**WHAT IS EXPECTED**
Output every line of the material exactly, omitting images.

## Start COLLECTED DATA

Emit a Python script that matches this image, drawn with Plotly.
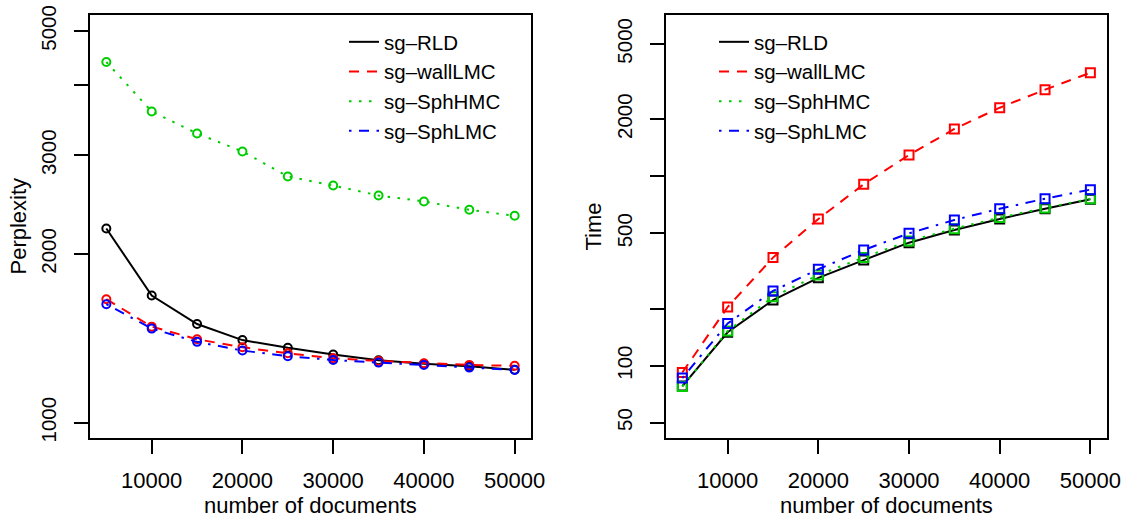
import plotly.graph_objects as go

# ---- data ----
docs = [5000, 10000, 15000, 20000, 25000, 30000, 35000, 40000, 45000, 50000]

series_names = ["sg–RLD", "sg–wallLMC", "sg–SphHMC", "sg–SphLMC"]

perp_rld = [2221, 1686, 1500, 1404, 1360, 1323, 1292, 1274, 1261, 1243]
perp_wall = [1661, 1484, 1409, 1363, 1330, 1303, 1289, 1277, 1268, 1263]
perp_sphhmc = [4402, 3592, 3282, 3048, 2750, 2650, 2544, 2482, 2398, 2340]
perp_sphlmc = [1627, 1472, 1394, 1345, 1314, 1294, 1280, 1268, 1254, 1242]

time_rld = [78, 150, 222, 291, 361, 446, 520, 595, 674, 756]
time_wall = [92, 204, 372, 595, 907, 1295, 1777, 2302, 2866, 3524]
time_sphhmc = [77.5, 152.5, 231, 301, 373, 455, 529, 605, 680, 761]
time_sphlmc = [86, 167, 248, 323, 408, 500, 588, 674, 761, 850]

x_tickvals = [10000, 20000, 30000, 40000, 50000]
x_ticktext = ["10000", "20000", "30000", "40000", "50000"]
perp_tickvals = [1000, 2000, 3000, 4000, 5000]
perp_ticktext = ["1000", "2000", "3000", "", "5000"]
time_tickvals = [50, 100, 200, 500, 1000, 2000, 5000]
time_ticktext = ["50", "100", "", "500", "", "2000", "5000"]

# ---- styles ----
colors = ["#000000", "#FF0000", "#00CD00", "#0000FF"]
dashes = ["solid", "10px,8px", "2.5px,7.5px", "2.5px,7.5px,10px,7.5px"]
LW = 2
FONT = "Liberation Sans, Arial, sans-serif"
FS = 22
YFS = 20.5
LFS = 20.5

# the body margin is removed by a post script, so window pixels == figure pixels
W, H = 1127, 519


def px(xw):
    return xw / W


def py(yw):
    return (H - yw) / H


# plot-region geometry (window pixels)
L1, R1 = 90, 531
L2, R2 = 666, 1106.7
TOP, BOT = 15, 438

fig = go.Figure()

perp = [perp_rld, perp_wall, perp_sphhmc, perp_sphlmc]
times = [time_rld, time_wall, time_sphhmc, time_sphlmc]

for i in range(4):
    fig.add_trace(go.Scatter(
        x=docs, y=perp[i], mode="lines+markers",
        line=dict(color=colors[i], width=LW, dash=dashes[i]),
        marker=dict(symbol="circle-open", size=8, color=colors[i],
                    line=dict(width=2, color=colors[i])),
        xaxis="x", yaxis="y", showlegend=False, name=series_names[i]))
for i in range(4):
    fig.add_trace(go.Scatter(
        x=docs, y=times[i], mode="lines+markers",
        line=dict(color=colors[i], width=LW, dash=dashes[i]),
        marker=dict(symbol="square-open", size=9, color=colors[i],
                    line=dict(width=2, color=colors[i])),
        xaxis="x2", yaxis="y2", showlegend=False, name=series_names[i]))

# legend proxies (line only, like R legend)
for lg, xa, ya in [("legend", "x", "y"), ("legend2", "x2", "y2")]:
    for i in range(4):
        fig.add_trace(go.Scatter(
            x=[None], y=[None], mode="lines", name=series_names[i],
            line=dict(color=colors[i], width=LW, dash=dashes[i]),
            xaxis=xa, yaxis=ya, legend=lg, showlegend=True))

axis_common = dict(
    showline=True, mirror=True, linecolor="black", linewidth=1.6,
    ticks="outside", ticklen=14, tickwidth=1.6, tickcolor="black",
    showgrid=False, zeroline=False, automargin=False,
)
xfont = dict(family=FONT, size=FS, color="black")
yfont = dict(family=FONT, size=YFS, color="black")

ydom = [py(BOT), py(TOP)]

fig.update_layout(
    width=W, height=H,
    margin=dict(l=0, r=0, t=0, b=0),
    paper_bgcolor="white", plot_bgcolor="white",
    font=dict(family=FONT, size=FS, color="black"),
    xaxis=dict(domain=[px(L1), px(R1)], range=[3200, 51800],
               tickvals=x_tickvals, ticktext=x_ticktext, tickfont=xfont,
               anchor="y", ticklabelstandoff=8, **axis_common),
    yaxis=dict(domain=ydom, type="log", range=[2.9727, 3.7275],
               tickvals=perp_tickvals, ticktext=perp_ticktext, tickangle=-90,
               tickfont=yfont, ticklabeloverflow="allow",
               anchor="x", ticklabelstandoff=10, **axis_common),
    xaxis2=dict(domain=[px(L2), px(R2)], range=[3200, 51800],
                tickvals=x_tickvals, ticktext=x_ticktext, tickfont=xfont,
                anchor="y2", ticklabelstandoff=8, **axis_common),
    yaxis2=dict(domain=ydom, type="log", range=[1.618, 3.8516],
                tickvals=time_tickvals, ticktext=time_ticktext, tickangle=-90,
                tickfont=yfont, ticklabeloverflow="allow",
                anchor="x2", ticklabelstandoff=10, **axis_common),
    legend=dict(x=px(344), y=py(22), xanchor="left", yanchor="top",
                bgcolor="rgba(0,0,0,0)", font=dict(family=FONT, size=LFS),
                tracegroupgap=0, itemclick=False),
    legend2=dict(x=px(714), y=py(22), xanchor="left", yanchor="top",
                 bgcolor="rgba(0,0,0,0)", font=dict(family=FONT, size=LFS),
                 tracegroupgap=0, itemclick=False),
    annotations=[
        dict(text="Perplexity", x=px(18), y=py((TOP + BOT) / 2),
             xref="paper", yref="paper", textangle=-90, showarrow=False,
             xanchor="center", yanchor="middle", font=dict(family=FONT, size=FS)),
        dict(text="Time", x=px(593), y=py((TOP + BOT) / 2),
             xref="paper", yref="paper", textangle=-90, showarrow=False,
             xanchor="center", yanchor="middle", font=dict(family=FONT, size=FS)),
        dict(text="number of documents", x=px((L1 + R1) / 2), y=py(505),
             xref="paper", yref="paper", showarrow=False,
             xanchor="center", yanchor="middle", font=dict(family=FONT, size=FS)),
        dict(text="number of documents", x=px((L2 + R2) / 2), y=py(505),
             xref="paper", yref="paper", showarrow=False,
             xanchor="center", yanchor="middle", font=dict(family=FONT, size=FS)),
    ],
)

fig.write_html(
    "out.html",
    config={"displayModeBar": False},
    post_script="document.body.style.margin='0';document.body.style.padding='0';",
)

## End COLLECTED DATA

**OUTPUT FOR THIS EXERCISE**
Emit a Python script that matches this image, drawn with Plotly.
import plotly.graph_objects as go

# ---- data ----
docs = [5000, 10000, 15000, 20000, 25000, 30000, 35000, 40000, 45000, 50000]

series_names = ["sg–RLD", "sg–wallLMC", "sg–SphHMC", "sg–SphLMC"]

perp_rld = [2221, 1686, 1500, 1404, 1360, 1323, 1292, 1274, 1261, 1243]
perp_wall = [1661, 1484, 1409, 1363, 1330, 1303, 1289, 1277, 1268, 1263]
perp_sphhmc = [4402, 3592, 3282, 3048, 2750, 2650, 2544, 2482, 2398, 2340]
perp_sphlmc = [1627, 1472, 1394, 1345, 1314, 1294, 1280, 1268, 1254, 1242]

time_rld = [78, 150, 222, 291, 361, 446, 520, 595, 674, 756]
time_wall = [92, 204, 372, 595, 907, 1295, 1777, 2302, 2866, 3524]
time_sphhmc = [77.5, 152.5, 231, 301, 373, 455, 529, 605, 680, 761]
time_sphlmc = [86, 167, 248, 323, 408, 500, 588, 674, 761, 850]

x_tickvals = [10000, 20000, 30000, 40000, 50000]
x_ticktext = ["10000", "20000", "30000", "40000", "50000"]
perp_tickvals = [1000, 2000, 3000, 4000, 5000]
perp_ticktext = ["1000", "2000", "3000", "", "5000"]
time_tickvals = [50, 100, 200, 500, 1000, 2000, 5000]
time_ticktext = ["50", "100", "", "500", "", "2000", "5000"]

# ---- styles ----
colors = ["#000000", "#FF0000", "#00CD00", "#0000FF"]
dashes = ["solid", "10px,8px", "2.5px,7.5px", "2.5px,7.5px,10px,7.5px"]
LW = 2
FONT = "Liberation Sans, Arial, sans-serif"
FS = 22
YFS = 20.5
LFS = 20.5

# the body margin is removed by a post script, so window pixels == figure pixels
W, H = 1127, 519


def px(xw):
    return xw / W


def py(yw):
    return (H - yw) / H


# plot-region geometry (window pixels)
L1, R1 = 90, 531
L2, R2 = 666, 1106.7
TOP, BOT = 15, 438

fig = go.Figure()

perp = [perp_rld, perp_wall, perp_sphhmc, perp_sphlmc]
times = [time_rld, time_wall, time_sphhmc, time_sphlmc]

for i in range(4):
    fig.add_trace(go.Scatter(
        x=docs, y=perp[i], mode="lines+markers",
        line=dict(color=colors[i], width=LW, dash=dashes[i]),
        marker=dict(symbol="circle-open", size=8, color=colors[i],
                    line=dict(width=2, color=colors[i])),
        xaxis="x", yaxis="y", showlegend=False, name=series_names[i]))
for i in range(4):
    fig.add_trace(go.Scatter(
        x=docs, y=times[i], mode="lines+markers",
        line=dict(color=colors[i], width=LW, dash=dashes[i]),
        marker=dict(symbol="square-open", size=9, color=colors[i],
                    line=dict(width=2, color=colors[i])),
        xaxis="x2", yaxis="y2", showlegend=False, name=series_names[i]))

# legend proxies (line only, like R legend)
for lg, xa, ya in [("legend", "x", "y"), ("legend2", "x2", "y2")]:
    for i in range(4):
        fig.add_trace(go.Scatter(
            x=[None], y=[None], mode="lines", name=series_names[i],
            line=dict(color=colors[i], width=LW, dash=dashes[i]),
            xaxis=xa, yaxis=ya, legend=lg, showlegend=True))

axis_common = dict(
    showline=True, mirror=True, linecolor="black", linewidth=1.6,
    ticks="outside", ticklen=14, tickwidth=1.6, tickcolor="black",
    showgrid=False, zeroline=False, automargin=False,
)
xfont = dict(family=FONT, size=FS, color="black")
yfont = dict(family=FONT, size=YFS, color="black")

ydom = [py(BOT), py(TOP)]

fig.update_layout(
    width=W, height=H,
    margin=dict(l=0, r=0, t=0, b=0),
    paper_bgcolor="white", plot_bgcolor="white",
    font=dict(family=FONT, size=FS, color="black"),
    xaxis=dict(domain=[px(L1), px(R1)], range=[3200, 51800],
               tickvals=x_tickvals, ticktext=x_ticktext, tickfont=xfont,
               anchor="y", ticklabelstandoff=8, **axis_common),
    yaxis=dict(domain=ydom, type="log", range=[2.9727, 3.7275],
               tickvals=perp_tickvals, ticktext=perp_ticktext, tickangle=-90,
               tickfont=yfont, ticklabeloverflow="allow",
               anchor="x", ticklabelstandoff=10, **axis_common),
    xaxis2=dict(domain=[px(L2), px(R2)], range=[3200, 51800],
                tickvals=x_tickvals, ticktext=x_ticktext, tickfont=xfont,
                anchor="y2", ticklabelstandoff=8, **axis_common),
    yaxis2=dict(domain=ydom, type="log", range=[1.618, 3.8516],
                tickvals=time_tickvals, ticktext=time_ticktext, tickangle=-90,
                tickfont=yfont, ticklabeloverflow="allow",
                anchor="x2", ticklabelstandoff=10, **axis_common),
    legend=dict(x=px(344), y=py(22), xanchor="left", yanchor="top",
                bgcolor="rgba(0,0,0,0)", font=dict(family=FONT, size=LFS),
                tracegroupgap=0, itemclick=False),
    legend2=dict(x=px(714), y=py(22), xanchor="left", yanchor="top",
                 bgcolor="rgba(0,0,0,0)", font=dict(family=FONT, size=LFS),
                 tracegroupgap=0, itemclick=False),
    annotations=[
        dict(text="Perplexity", x=px(18), y=py((TOP + BOT) / 2),
             xref="paper", yref="paper", textangle=-90, showarrow=False,
             xanchor="center", yanchor="middle", font=dict(family=FONT, size=FS)),
        dict(text="Time", x=px(593), y=py((TOP + BOT) / 2),
             xref="paper", yref="paper", textangle=-90, showarrow=False,
             xanchor="center", yanchor="middle", font=dict(family=FONT, size=FS)),
        dict(text="number of documents", x=px((L1 + R1) / 2), y=py(505),
             xref="paper", yref="paper", showarrow=False,
             xanchor="center", yanchor="middle", font=dict(family=FONT, size=FS)),
        dict(text="number of documents", x=px((L2 + R2) / 2), y=py(505),
             xref="paper", yref="paper", showarrow=False,
             xanchor="center", yanchor="middle", font=dict(family=FONT, size=FS)),
    ],
)

fig.write_html(
    "out.html",
    config={"displayModeBar": False},
    post_script="document.body.style.margin='0';document.body.style.padding='0';",
)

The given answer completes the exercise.